Left: Deutsche Bank’s estimate of China’s 2016 economic growth –
There is a hoary [if you pardon the pun] tradition among the mainline media to always give the Chinese Communists the benefit of the doubt, so to speak.
It goes back to the World War II days in the Nationalist refugee capital of Chungking when Gen. George Mashall tried for two years to foist a coalition government with the Communists on Generalissimo Chiang Kai-shek, ostensibly to fight the Japanese more efficiently. And the accompanying press mob was telling us that the Chinese Communists weren’t Stalinists, just “agrarian radicals.” Three-quarters of a century and more than 50 million man-made Chinese victims later, something like that is still going on today.
All evidence points to a Chinese crack up or an explosion of violence against its neighbors and the U.S. – or both. According to Fox News: “The Chinese military has deployed an advanced surface-to-air missile system to one of its contested islands in the South China Sea according to civilian satellite imagery exclusively obtained by Fox News, more evidence that China is increasingly “militarizing” its islands in the South China Sea and ramping up tensions in the region.“
But the distinguished “Old China Hand”, Keith Bradsher, the Hong Kong bureau chief of The New York Times, is still having a hard time with it. After recounting some of the current China economic horrors, he says “That makes it difficult to discern the underlying health of the economy…” Yeah! Difficult!
That was the week of the Chinese New Year when bloody rioting broke out in Hong Kong between the locals, increasing deprived [how ironic!] of their freedoms under the British colonial rule, which Beijing had promised on “the return” to the Motherland. It was another expression of Communist Party boss Xi Jinping trying to make himself a new Mao Tse-tung in an unprecedented crackdown on the always intimidated opposition in a one-party state.
For the record, here is a brief accounting:
- Every Chinese who can is turning his ren min bao [the yuan] into dollars to get them out of the country – and that includes the billionaires created by its miraculous two decades of high growth and high Party officials. The huge Chinese reserves of $3.23 trillion [January 2016] were hit with a net outflow of $637 billion in 2015. Beijing is faced with the dilemma of printing more yuan to buy more dollars in the market but which would encourage the flow, or trying to wait it out as the value of their currency dips and the drain on foreign exchange/and a questionable currency reserve continues. Then there is the question of official counts. Investor Kyle Bass estimates that China’s liquid foreign reserves are $2.2 trillion at most, compared with the People’s Bank of China’s [central bank] $3.23 trillion count.

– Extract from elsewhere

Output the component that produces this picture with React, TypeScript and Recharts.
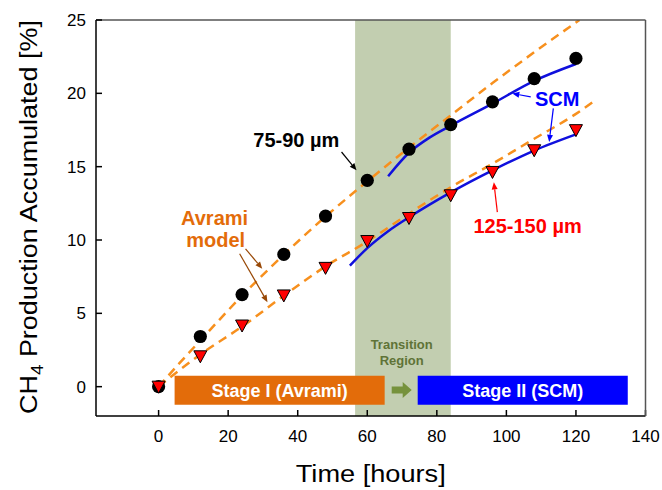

- Beijing escaped the worst effects of the world financial crash of 2007-8 by throwing the largest credit/stimulus ever conceived, $580 billion, into the economy in 2008-09. But it unleashed a credit and, in turn, an infrastructure, bubble — with lending in 2008 totaling RMB 9.6 trillion, nearly half of that year’s GDP – and with literally whole ghost cities being built with no one manning them. That credit binge still hangs over Chinese banks.The country’s biggest banks’ earnings for the quarter ended in September dropped from rates above 20% a few years ago to virtually nothing now. For the country’s eight biggest lenders average profit growth was just 0.7%. For the top four [government-owned and, therefore, Party directed], it was 0%.
- China is still recording a massive trade surplus: $63 billion reported in January. But China’s trade contracted significantly more than economists had expected, as the world’s second economy suffered weak global demand, a slowdown at home and no real movement toward the stated goal of a consumer economy. Exports fell 6.6 per cent in renminbi terms on an annual basis, compared with forecasts for an increase of 3.6 percent. Imports slid 14.4 percent against expectations of a 1.8 percent rise, according to [always suspect] government data.
- Dong Tao, an economist at Credit Suisse in Hong Kong: ”China’s economy is in a cyclical downturn, but it will probably take structural reforms to get Chinese growth back. Progress on the reform side has been slow and will probably continue to be slow, which will drag down growth further.”